| DATASET SECTION |
>>>
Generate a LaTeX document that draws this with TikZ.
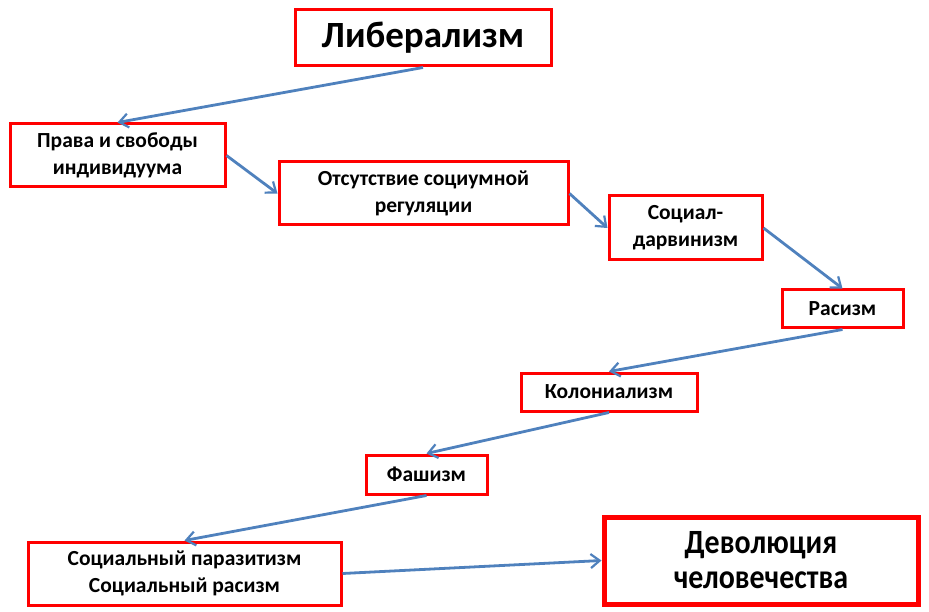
\documentclass[tikz,border=0pt]{standalone}
\usepackage{fontspec}
\setmainfont{Carlito}
\usetikzlibrary{arrows.meta}
\definecolor{boxred}{RGB}{255,0,0}
\definecolor{arrblue}{RGB}{79,129,189}
\newcommand{\cond}[2]{\scalebox{#1}[1]{#2}}
\tikzset{
  stepbox/.style={draw=boxred, line width=3pt, fill=white, align=center, inner sep=0pt, font=\bfseries\fontsize{21.5}{27}\selectfont},
  bigbox/.style={stepbox, line width=5pt, font=\bfseries\fontsize{34}{35}\selectfont},
  conn/.style={draw=arrblue, line width=2.8pt, -{Straight Barb[length=9pt,width=14pt,line width=2.2pt]}}
}
\begin{document}
\begin{tikzpicture}[x=1pt,y=-1pt]
\useasboundingbox (0,0) rectangle (929,612);
\node[stepbox, minimum width=256pt, minimum height=56pt, font=\bfseries\fontsize{37}{40}\selectfont] (lib) at (423,38) {Либерализм};
\node[stepbox, minimum width=215pt, minimum height=63pt] (prava) at (117.5,155.5) {Права и свободы\\индивидуума};
\node[stepbox, minimum width=289pt, minimum height=63pt] (ots) at (423.5,193.5) {Отсутствие социумной\\регуляции};
\node[stepbox, minimum width=153pt, minimum height=64pt] (soc) at (685.5,228) {Социал-\\дарвинизм};
\node[stepbox, minimum width=121pt, minimum height=38pt] (ras) at (842.5,309) {Расизм};
\node[stepbox, minimum width=176pt, minimum height=38pt] (kol) at (609,392) {Колониализм};
\node[stepbox, minimum width=121pt, minimum height=39pt] (fash) at (426.5,474.5) {Фашизм};
\node[stepbox, minimum width=313pt, minimum height=63pt] (par) at (184.5,573.5) {Социальный паразитизм\\Социальный расизм};
\node[bigbox, minimum width=314pt, minimum height=87pt] (dev) at (761,560.5) {\cond{0.88}{Деволюция}\\\cond{0.88}{человечества}};
\draw[conn] (lib.south) -- (prava.north);
\draw[conn] (prava.east) -- (ots.west);
\draw[conn] (ots.east) -- (soc.west);
\draw[conn] (soc.east) -- (ras.north);
\draw[conn] (ras.south) -- (kol.north);
\draw[conn] (kol.south) -- (fash.north);
\draw[conn] (fash.south) -- (par.north);
\draw[conn] (par.east) -- (dev.west);
\end{tikzpicture}
\end{document}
<<<
| SHORT PROBLEM |
Could you repeat all of the material exactly? Pictures should not be copied.

| WRITTEN REPLY |
Generate a LaTeX document that draws this with TikZ.
\documentclass[tikz,border=0pt]{standalone}
\usepackage{fontspec}
\setmainfont{Carlito}
\usetikzlibrary{arrows.meta}
\definecolor{boxred}{RGB}{255,0,0}
\definecolor{arrblue}{RGB}{79,129,189}
\newcommand{\cond}[2]{\scalebox{#1}[1]{#2}}
\tikzset{
  stepbox/.style={draw=boxred, line width=3pt, fill=white, align=center, inner sep=0pt, font=\bfseries\fontsize{21.5}{27}\selectfont},
  bigbox/.style={stepbox, line width=5pt, font=\bfseries\fontsize{34}{35}\selectfont},
  conn/.style={draw=arrblue, line width=2.8pt, -{Straight Barb[length=9pt,width=14pt,line width=2.2pt]}}
}
\begin{document}
\begin{tikzpicture}[x=1pt,y=-1pt]
\useasboundingbox (0,0) rectangle (929,612);
\node[stepbox, minimum width=256pt, minimum height=56pt, font=\bfseries\fontsize{37}{40}\selectfont] (lib) at (423,38) {Либерализм};
\node[stepbox, minimum width=215pt, minimum height=63pt] (prava) at (117.5,155.5) {Права и свободы\\индивидуума};
\node[stepbox, minimum width=289pt, minimum height=63pt] (ots) at (423.5,193.5) {Отсутствие социумной\\регуляции};
\node[stepbox, minimum width=153pt, minimum height=64pt] (soc) at (685.5,228) {Социал-\\дарвинизм};
\node[stepbox, minimum width=121pt, minimum height=38pt] (ras) at (842.5,309) {Расизм};
\node[stepbox, minimum width=176pt, minimum height=38pt] (kol) at (609,392) {Колониализм};
\node[stepbox, minimum width=121pt, minimum height=39pt] (fash) at (426.5,474.5) {Фашизм};
\node[stepbox, minimum width=313pt, minimum height=63pt] (par) at (184.5,573.5) {Социальный паразитизм\\Социальный расизм};
\node[bigbox, minimum width=314pt, minimum height=87pt] (dev) at (761,560.5) {\cond{0.88}{Деволюция}\\\cond{0.88}{человечества}};
\draw[conn] (lib.south) -- (prava.north);
\draw[conn] (prava.east) -- (ots.west);
\draw[conn] (ots.east) -- (soc.west);
\draw[conn] (soc.east) -- (ras.north);
\draw[conn] (ras.south) -- (kol.north);
\draw[conn] (kol.south) -- (fash.north);
\draw[conn] (fash.south) -- (par.north);
\draw[conn] (par.east) -- (dev.west);
\end{tikzpicture}
\end{document}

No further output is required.